# 3000 grit sandpaper -- where to get it?



## bmv (Oct 19, 2004)

I've got some scratches on my car that I am trying to touch up using one of the methods that has been posted here. This method requires the use of 3000 grit sandpaper, which i find impossible to find locally (DC area). Is there some online place that sells such sandpaper by the sheet? :dunno: Many thanks.


----------



## TOGWT (May 26, 2004)

bmv said:


> I've got some scratches on my car that I am trying to touch up using one of the methods that has been posted here. This method requires the use of 3000 grit sandpaper, which i find impossible to find locally (DC area).

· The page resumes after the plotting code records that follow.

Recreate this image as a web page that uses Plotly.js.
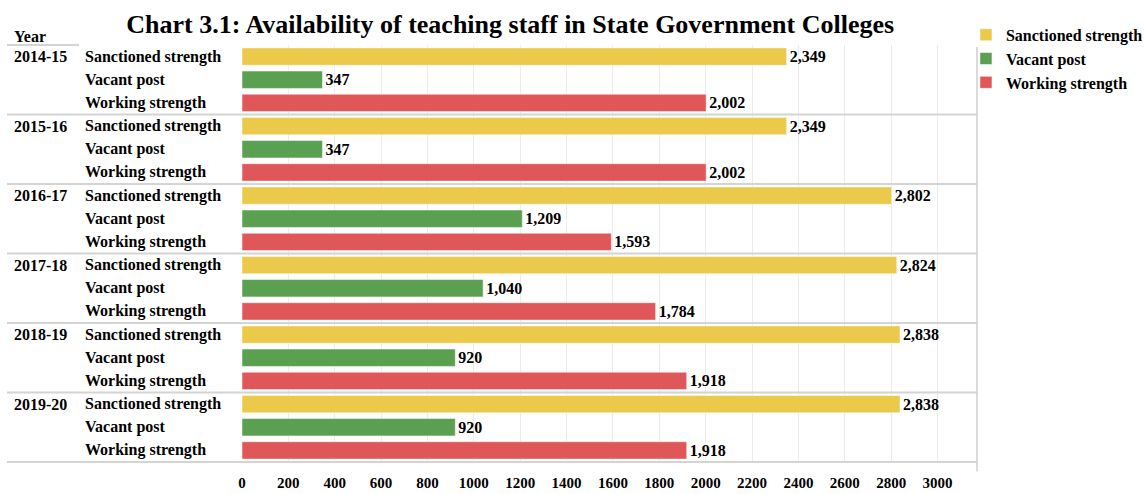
<!DOCTYPE html>
<html>
<head>
<meta charset="utf-8">
<script src="https://cdn.plot.ly/plotly-3.0.1.min.js"></script>
<style>
  html, body { margin: 0; padding: 0; background: #fff; }
  #chart { width: 1144px; height: 494px; }
</style>
</head>
<body>
<div id="chart"></div>
<script>
// data
const years = ['2014-15', '2015-16', '2016-17', '2017-18', '2018-19', '2019-20'];
const measures = ['Sanctioned strength', 'Vacant post', 'Working strength'];
const sanctioned = [2349, 2349, 2802, 2824, 2838, 2838];
const vacant = [347, 347, 1209, 1040, 920, 920];
const working = [2002, 2002, 1593, 1784, 1918, 1918];
const tickValues = [0, 200, 400, 600, 800, 1000, 1200, 1400, 1600, 1800, 2000, 2200, 2400, 2600, 2800, 3000];

const colors = ['#ebc94a', '#5aa050', '#e0575a'];
const serif = 'Liberation Serif, Times New Roman, serif';

// one category per (year, measure) row
const rowId = (y, m) => y + ' | ' + m;
const rows = [];
years.forEach(y => measures.forEach(m => rows.push(rowId(y, m))));

const fmt = v => v.toLocaleString('en-US');

const seriesValues = [sanctioned, vacant, working];
const traces = measures.map((m, k) => ({
    type: 'bar',
    orientation: 'h',
    name: m,
    y: years.map(y => rowId(y, m)),
    x: seriesValues[k],
    text: seriesValues[k].map(fmt),
    textposition: 'outside',
    cliponaxis: false,
    textfont: { family: serif, size: 16, color: '#000', weight: 'bold' },
    marker: { color: colors[k], line: { color: 'rgba(255,255,255,0.5)', width: 1 } },
    hoverinfo: 'skip'
}));

// pixel helpers for paper coordinates (plot area x 242..977)
const plotL = 242, plotR = 977;
const px = x => (x - plotL) / (plotR - plotL);

const labelFont = { family: serif, size: 16, color: '#000', weight: 'bold' };
const annotations = [];
years.forEach(y => {
    annotations.push({
        xref: 'paper', yref: 'y', x: px(12), y: rowId(y, measures[0]),
        xanchor: 'left', yanchor: 'middle', showarrow: false, text: y, font: labelFont
    });
    measures.forEach(m => annotations.push({
        xref: 'paper', yref: 'y', x: px(83), y: rowId(y, m),
        xanchor: 'left', yanchor: 'middle', showarrow: false, text: m, font: labelFont
    }));
});
annotations.push({
    xref: 'paper', yref: 'paper', x: px(12), y: 0.995,
    xanchor: 'left', yanchor: 'bottom', showarrow: false, text: 'Year', font: labelFont
});

const shapes = [];
// separators between year groups and at the bottom
for (let i = 1; i <= years.length; i++) {
    shapes.push({
        type: 'line', xref: 'paper', yref: 'y',
        x0: px(7), x1: 1, y0: i * measures.length - 0.5, y1: i * measures.length - 0.5,
        line: { color: '#d4d4d4', width: 2 }
    });
}
// line under the "Year" header
shapes.push({
    type: 'line', xref: 'paper', yref: 'paper', x0: px(7), x1: px(79), y0: 1, y1: 1,
    line: { color: '#d4d4d4', width: 2 }
});
// right border
shapes.push({
    type: 'line', xref: 'paper', yref: 'paper', x0: 1, x1: 1, y0: -0.02, y1: 0.995,
    line: { color: '#cfcfcf', width: 1.5 }
});

const layout = {
    width: 1144,
    height: 494,
    margin: { l: plotL, r: 1144 - plotR, t: 45, b: 31, pad: 0, autoexpand: false },
    paper_bgcolor: '#fff',
    plot_bgcolor: '#fff',
    barmode: 'overlay',
    bargap: 0.25,
    title: {
        text: 'Chart 3.1: Availability of teaching staff in State Government Colleges',
        font: { family: serif, size: 26, color: '#000', weight: 'bold' },
        xref: 'container', x: 0.446, xanchor: 'center',
        yref: 'container', y: 0.952, yanchor: 'middle'
    },
    xaxis: {
        range: [0, 3170],
        tickvals: tickValues,
        ticktext: tickValues.map(String),
        showgrid: true,
        gridcolor: '#ececec',
        gridwidth: 1,
        zeroline: false,
        showline: false,
        ticks: '',
        ticklabelstandoff: 9,
        tickfont: { family: serif, size: 15, color: '#000', weight: 'bold' },
        automargin: false,
        fixedrange: true
    },
    yaxis: {
        type: 'category',
        categoryorder: 'array',
        categoryarray: rows,
        autorange: 'reversed',
        showticklabels: false,
        showgrid: false,
        zeroline: false,
        ticks: '',
        automargin: false,
        fixedrange: true
    },
    showlegend: true,
    legend: {
        x: 0.985, xref: 'paper', xanchor: 'left',
        y: 1.065, yanchor: 'top',
        traceorder: 'normal',
        font: labelFont,
        bgcolor: 'rgba(0,0,0,0)',
        itemwidth: 30
    },
    annotations: annotations,
    shapes: shapes
};

Plotly.newPlot('chart', traces, layout, { displayModeBar: false, staticPlot: true });
</script>
</body>
</html>
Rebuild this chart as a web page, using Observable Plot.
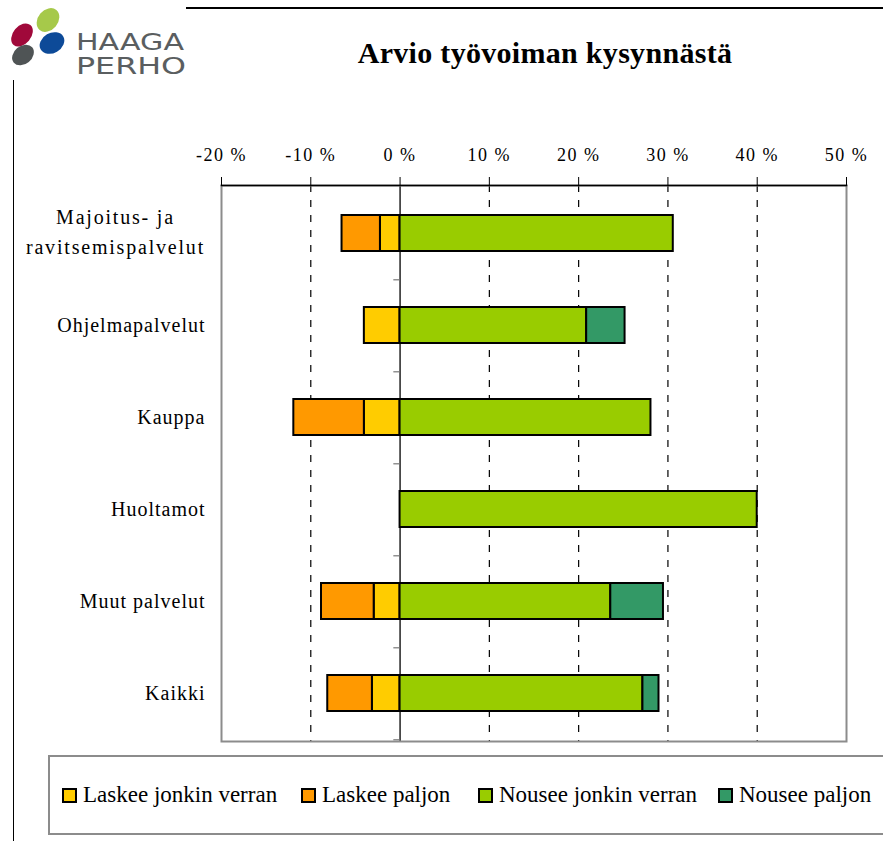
<!DOCTYPE html>
<html>
<head>
<meta charset="utf-8">
<script src="https://cdn.jsdelivr.net/npm/d3@7"></script>
<script src="https://cdn.jsdelivr.net/npm/@observablehq/plot@0.6"></script>
<style>
  html, body { margin: 0; padding: 0; background: #fff; }
  #page { position: relative; width: 883px; height: 841px; overflow: hidden; background: #fff; font-family: "Liberation Serif", "Times New Roman", serif; }
  #topline { position: absolute; left: 186px; top: 7px; width: 697px; height: 2px; background: #000; }
  #leftline { position: absolute; left: 13px; top: 80px; width: 1px; height: 761px; background: #000; }
  #logo { position: absolute; left: 0; top: 0; }
  #title { position: absolute; left: 0; width: 1090px; top: 36px; text-align: center; font-weight: bold; font-size: 30px; letter-spacing: 0.3px; color: #000; }
  #chart { position: absolute; left: 0; top: 0; }
  #chart svg, #chart svg text { font-family: "Liberation Serif", "Times New Roman", serif; }
  #chart svg text { fill: #000; }
  #chart g[aria-label="x-axis tick label"] text { letter-spacing: 1.5px; }
  #chart .catlab text { letter-spacing: 1px; }
  #chart .catlab2 text { letter-spacing: 1.8px; }
  #legend { position: absolute; left: 48px; top: 755px; width: 900px; height: 80px; border: 2px solid #8c8c8c; box-sizing: border-box; }
  .li { position: absolute; top: 25px; display: flex; align-items: center; font-size: 23px; white-space: nowrap; color: #000; }
  .sw { width: 11px; height: 11px; border: 2px solid #000; margin-right: 6px; }
</style>
</head>
<body>
<div id="page">
  <svg id="logo" width="200" height="85" viewBox="0 0 200 85">
    <ellipse cx="22" cy="35" rx="9" ry="13" transform="rotate(40 22 35)" fill="#a0093a"/>
    <ellipse cx="48" cy="20" rx="10" ry="13" transform="rotate(40 48 20)" fill="#a6c94a"/>
    <ellipse cx="52" cy="43" rx="10" ry="13" transform="rotate(60 52 43)" fill="#0d4a98"/>
    <ellipse cx="23" cy="55" rx="9" ry="12" transform="rotate(50 23 55)" fill="#4f5455"/>
    <text x="76" y="50" font-family="'DejaVu Sans', sans-serif" font-size="23" fill="#5a5e60" textLength="108" lengthAdjust="spacingAndGlyphs">HAAGA</text>
    <text x="76" y="74" font-family="'DejaVu Sans', sans-serif" font-size="23" fill="#5a5e60" textLength="110" lengthAdjust="spacingAndGlyphs">PERHO</text>
  </svg>
  <div id="topline"></div>
  <div id="leftline"></div>
  <div id="title">Arvio työvoiman kysynnästä</div>
  <div id="chart"></div>
  <div id="legend"></div>
</div>
<script>
// ---- data ----
const categories = ["Majoitus- ja ravitsemispalvelut", "Ohjelmapalvelut", "Kauppa", "Huoltamot", "Muut palvelut", "Kaikki"];
const categoryLabels = ["Majoitus- ja\nravitsemispalvelut", "Ohjelmapalvelut", "Kauppa", "Huoltamot", "Muut palvelut", "Kaikki"];
const seriesNames = ["Laskee jonkin verran", "Laskee paljon", "Nousee jonkin verran", "Nousee paljon"];
const seriesColors = ["#ffcc00", "#ff9900", "#99cc00", "#339966"];
const laskeeJonkinVerran = [-2.2, -4.0, -4.0, 0, -2.9, -3.1];
const laskeePaljon = [-4.3, 0, -7.9, 0, -5.9, -5.0];
const nouseeJonkinVerran = [30.6, 20.9, 28.1, 40.0, 23.6, 27.2];
const nouseePaljon = [0, 4.3, 0, 0, 5.9, 1.8];
const xTicks = [-20, -10, 0, 10, 20, 30, 40, 50];
const gridTicks = [-10, 10, 20, 30, 40];

const seriesValues = [laskeeJonkinVerran, laskeePaljon, nouseeJonkinVerran, nouseePaljon];
const rows = [];
seriesNames.forEach((s, si) => {
  categories.forEach((c, ci) => {
    const v = seriesValues[si][ci];
    if (v !== 0) rows.push({category: c, series: s, value: v});
  });
});
const labelOf = new Map(categories.map((c, i) => [c, categoryLabels[i]]));
const multi = categories.filter(c => labelOf.get(c).includes("\n"));
const single = categories.filter(c => !labelOf.get(c).includes("\n"));

const chart = Plot.plot({
  width: 883,
  height: 760,
  marginLeft: 221,
  marginRight: 37,
  marginTop: 185,
  marginBottom: 19,
  style: {fontFamily: "'Liberation Serif', 'Times New Roman', serif", fontSize: "18px", background: "transparent", overflow: "visible", color: "#000"},
  x: {domain: [-20, 50], axis: null},
  y: {domain: categories, paddingInner: 0.61, paddingOuter: 0.305, axis: null},
  color: {domain: seriesNames, range: seriesColors},
  marks: [
    Plot.ruleX(gridTicks, {stroke: "#000", strokeWidth: 1.2, strokeDasharray: "7,8"}),
    Plot.ruleX([0], {stroke: "#000", strokeWidth: 1.3}),
    Plot.ruleY(categories, {x1: -0.7, x2: 0, dy: 46.3, stroke: "#777", strokeWidth: 1.2}),
    Plot.barX(rows, {x: "value", y: "category", fill: "series", stroke: "#000", strokeWidth: 2, order: seriesNames}),
    Plot.frame({stroke: "#8c8c8c", strokeWidth: 2}),
    Plot.frame({anchor: "top", stroke: "#000", strokeWidth: 1.5}),
    Plot.axisX({anchor: "top", ticks: xTicks, tickSize: 9, tickPadding: 16, tickFormat: d => `${d} %`, fontSize: 18, label: null, stroke: "#000"}),
    Plot.text(single, {y: d => d, text: d => labelOf.get(d), frameAnchor: "left", textAnchor: "end", dx: -16, fontSize: 20, className: "catlab"}),
    Plot.text(multi, {y: d => d, text: d => labelOf.get(d), frameAnchor: "left", textAnchor: "middle", dx: -106, dy: -4, fontSize: 20, lineHeight: 1.5, className: "catlab2"})
  ]
});
document.getElementById("chart").appendChild(chart);

// legend from series arrays
const lg = document.getElementById("legend");
const legendX = [12, 251, 428, 668];
seriesNames.forEach((s, i) => {
  const item = document.createElement("div");
  item.className = "li";
  item.style.left = legendX[i] + "px";
  const sw = document.createElement("div");
  sw.className = "sw";
  sw.style.background = seriesColors[i];
  const t = document.createElement("span");
  t.textContent = s;
  item.appendChild(sw);
  item.appendChild(t);
  lg.appendChild(item);
});
</script>
</body>
</html>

Is there some online place that sells such sandpaper by the sheet? :dunno: Many thanks.


http://www.google.com/

S-2525 Unigrit Finishing Papers 2500 Grit 25 sheets, $22.49. S-3025 Unigrit Finishing Papers 3000 Grit 25 sheets, $25.49 ...
www.sparkleauto.com/meguiars/ auto/professional_unigrit.html

I doubt that many vendors will sell finishing paper by the sheet as the average cost o shiping is $8


----------



## jvr826 (Apr 22, 2002)

I used the 2000 grit sanding block from here...

I also used the procedure outlined in their how-to article for fixing scratches. The key to success is patience, patience, patience!


----------